Sampling in the Context of Big Data and Data Science
Sampling is particularly essential in Big Data and Data Science due to the volume and velocity of modern datasets. When dealing with datasets in terabytes or petabytes, processing entire populations can be computationally prohibitive. Here, efficient sampling techniques allow data scientists to work with manageable subsets while maintaining high levels of accuracy in their analyses. Techniques like stratified sampling and cluster sampling are frequently used to handle these large datasets effectively, while still ensuring that the sample is representative.
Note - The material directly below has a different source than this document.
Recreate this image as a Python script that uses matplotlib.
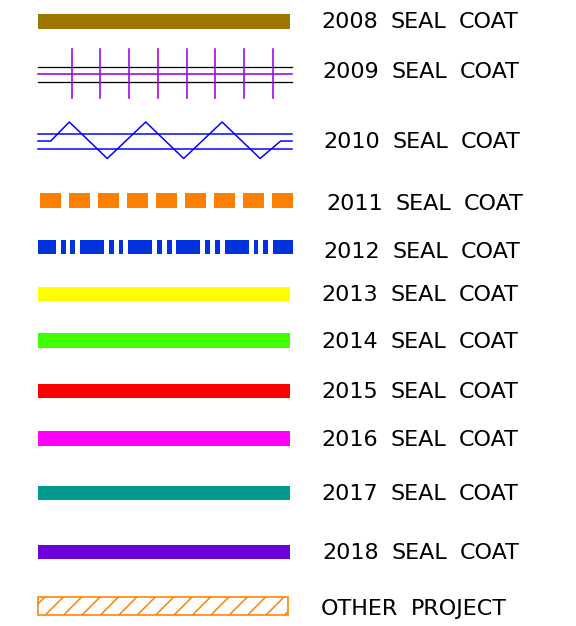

Advanced applications in machine learning, such as cross-validation and bootstrapping, use repeated random sampling to improve model generalization and robustness. Cross-validation, for instance, divides a dataset into training and testing subsets multiple times to assess model performance, ensuring that the model is tested on various parts of the data. Bootstrapping, on the other hand, generates multiple samples (with replacement) from an original sample to assess the stability of an estimator.
Formulas Used in Sampling
Several basic formulas apply across sampling methods for calculating standard errors, confidence intervals, and other statistical metrics:
- Standard Error (SE) of the Mean: Measures the variability of the sample mean from the population mean. Formula:
SE = σ / √n
where σ is the population standard deviation, and n is the sample size.
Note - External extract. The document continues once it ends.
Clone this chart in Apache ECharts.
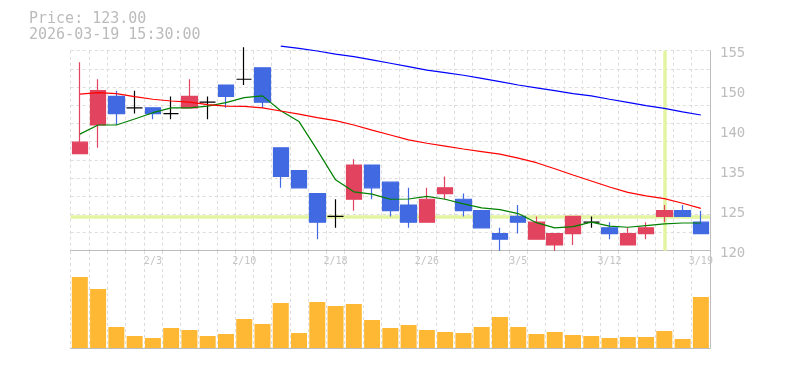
<!DOCTYPE html>
<html>
<head>
<meta charset="utf-8">
<script src="https://cdn.jsdelivr.net/npm/echarts@6/dist/echarts.min.js"></script>
<style>html,body{margin:0;padding:0;background:#fff;}#c{width:785px;height:370px;}</style>
</head>
<body>
<div id="c"></div>
<script>
const dates = ['1/28','1/29','1/30','2/2','2/3','2/4','2/5','2/6','2/9','2/10','2/12','2/13','2/16','2/17','2/18','2/19','2/20','2/24','2/25','2/26','2/27','3/2','3/3','3/4','3/5','3/6','3/9','3/10','3/11','3/12','3/13','3/16','3/17','3/18','3/19'];
const openP  = [137,142,147,145,145,144,145,146,149,150,152,138,134,130,126,129,135,132,128,125,130,129,127,123,126,122,121,123,125,124,121,123,126,127,125];
const closeP = [139,148,144,145,144,144,147,146,147,150,146,133,131,125,126,135,131,127,125,129,131,127,124,122,125,125,123,126,125,123,123,124,127,126,123];
const lowP   = [137,138,142,144,143,143,145,143,145,149,145,131,131,122,124,127,129,126,124,125,129,126,124,120,123,122,120,121,124,122,121,122,125,126,123];
const highP  = [153,150,148,148,145,147,150,147,149,155.6,152,138,134,130,129,136,135,132,131,131,133,130,127,124,128,126,123,126,126,125,124,125,128,128,127];
const volumes = [71,59,21,12,10,20,18,12,14,29,24,45,15,46,42,44,28,20,23,18,16,15,21,31,21,14,16,13,12,10,11,11,17,9,51];
const maShort = [140.4,142.0,142.0,143.05,144.15,145.0,145.0,145.3,145.9,146.8,147.1,144.5,142.6,137.6,132.4,130.3,129.9,129.0,129.05,129.5,129.0,128.2,127.5,127.2,126.5,124.9,124.0,124.2,125.0,124.3,124.1,124.4,124.7,124.85,124.85];
const maMid = [147.4,147.65,147.5,146.95,146.5,146.2,146.0,145.55,145.3,145.27,145.0,144.45,143.9,143.3,142.75,142.0,141.1,140.25,139.4,138.8,138.3,137.8,137.35,136.9,136.2,135.4,134.35,133.25,132.2,131.15,130.2,129.6,129.1,128.3,127.4];
const maLong = [null,null,null,null,null,null,null,null,null,null,null,155.8,155.4,154.95,154.4,153.95,153.4,152.8,152.2,151.6,151.15,150.7,150.15,149.6,149.0,148.5,148.0,147.5,147.1,146.5,145.95,145.4,144.9,144.3,143.75];
const yTickLabels = ['120','125','135','140','150','155'];
const priceMin = 120, priceMax = 155, priceStep = 7;
const crossDate = '3/17', crossPrice = 126;
const titleLines = ['Price: 123.00', '2026-03-19 15:30:00'];

const candleData = dates.map((d, i) => [openP[i], closeP[i], lowP[i], highP[i]]);
const volData = volumes.map(v => v * 1000);

const mono = 'DejaVu Sans Mono';
const gridColor = '#dcdcdc';
const axisColor = '#bdbdbd';

const chart = echarts.init(document.getElementById('c'), null, {renderer: 'canvas'});
chart.setOption({
  animation: false,
  backgroundColor: '#fff',
  title: {
    text: titleLines.join('\n'), left: 29, top: 11, padding: 0,
    textStyle: {fontFamily: mono, fontSize: 15, fontWeight: 'normal', color: '#bbbbbb', lineHeight: 16}
  },
  grid: [
    {left: 70.7, right: 75, top: 50.7, height: 200},
    {left: 70.7, right: 75, top: 251, bottom: 22}
  ],
  xAxis: [
    {
      type: 'category', gridIndex: 0, data: dates, boundaryGap: true,
      axisLine: {show: true, lineStyle: {color: axisColor, width: 1}},
      axisTick: {show: false},
      axisLabel: {interval: (idx) => idx % 5 === 4, color: '#c4c4c4', fontFamily: mono, fontSize: 10, margin: 6},
      splitLine: {show: true, interval: 0, lineStyle: {color: gridColor, type: [3, 3], width: 1}}
    },
    {
      type: 'category', gridIndex: 1, data: dates, boundaryGap: true, offset: 2,
      axisLine: {show: true, lineStyle: {color: axisColor, width: 1}},
      axisTick: {show: false}, axisLabel: {show: false},
      splitLine: {show: true, interval: 0, lineStyle: {color: gridColor, type: [3, 3], width: 1}}
    }
  ],
  yAxis: [
    {
      type: 'value', gridIndex: 0, position: 'right', min: priceMin, max: priceMax, interval: priceStep,
      axisLine: {show: true, lineStyle: {color: axisColor, width: 1}},
      axisTick: {show: false},
      axisLabel: {
        color: '#bdbdbd', fontFamily: mono, fontSize: 14, margin: 10,
        verticalAlign: 'top', lineHeight: 6,
        formatter: (v) => yTickLabels[Math.round((v - priceMin) / priceStep)] || ''
      },
      splitLine: {show: false}
    },
    {
      type: 'value', gridIndex: 0, position: 'left', min: 0, max: 11, interval: 1,
      axisLine: {show: false}, axisTick: {show: false}, axisLabel: {show: false},
      splitLine: {show: true, lineStyle: {color: gridColor, type: [3, 3], width: 1}}
    },
    {
      type: 'value', gridIndex: 1, position: 'right', min: 0, max: 97000,
      axisLine: {show: true, lineStyle: {color: axisColor, width: 1}},
      axisTick: {show: false}, axisLabel: {show: false}, splitLine: {show: false}
    }
  ],
  series: [
    {
      type: 'candlestick', xAxisIndex: 0, yAxisIndex: 0, data: candleData, barWidth: 16, clip: false,
      itemStyle: {
        color: '#e2435f', color0: '#4169e1', borderColor: '#e2435f', borderColor0: '#4169e1',
        borderColorDoji: '#000000', borderWidth: 1.2
      },
      markLine: {
        silent: true, symbol: 'none', z: 1, animation: false,
        label: {show: false},
        lineStyle: {color: '#e4f5a2', width: 3.5, type: 'solid'},
        emphasis: {disabled: true},
        data: [{xAxis: crossDate}, {yAxis: crossPrice}]
      }
    },
    {
      type: 'line', xAxisIndex: 0, yAxisIndex: 0, data: maShort, showSymbol: false, clip: false,
      lineStyle: {color: '#008000', width: 1.2}, z: 3
    },
    {
      type: 'line', xAxisIndex: 0, yAxisIndex: 0, data: maMid, showSymbol: false, clip: false,
      lineStyle: {color: '#ff0000', width: 1.2}, z: 3
    },
    {
      type: 'line', xAxisIndex: 0, yAxisIndex: 0, data: maLong, showSymbol: false, clip: false,
      connectNulls: false, lineStyle: {color: '#0000ff', width: 1.2}, z: 3
    },
    {
      type: 'bar', xAxisIndex: 1, yAxisIndex: 2, data: volData, barWidth: 16,
      itemStyle: {color: '#ffb834'}
    }
  ]
});
</script>
</body>
</html>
- Confidence Interval (CI) for the Mean: Provides a range of values within which the population mean likely falls. For a 95% CI, the formula is:
CI = x̄ ± (Z * SE)
where Z is the Z-score associated with the desired confidence level, x̄ is the sample mean, and SE is the standard error.
Sampling remains a cornerstone of statistical analysis and data-driven decision-making. Its rigorous application allows for precise, reliable estimates of population characteristics, facilitating advancements in fields from market research to AI model training.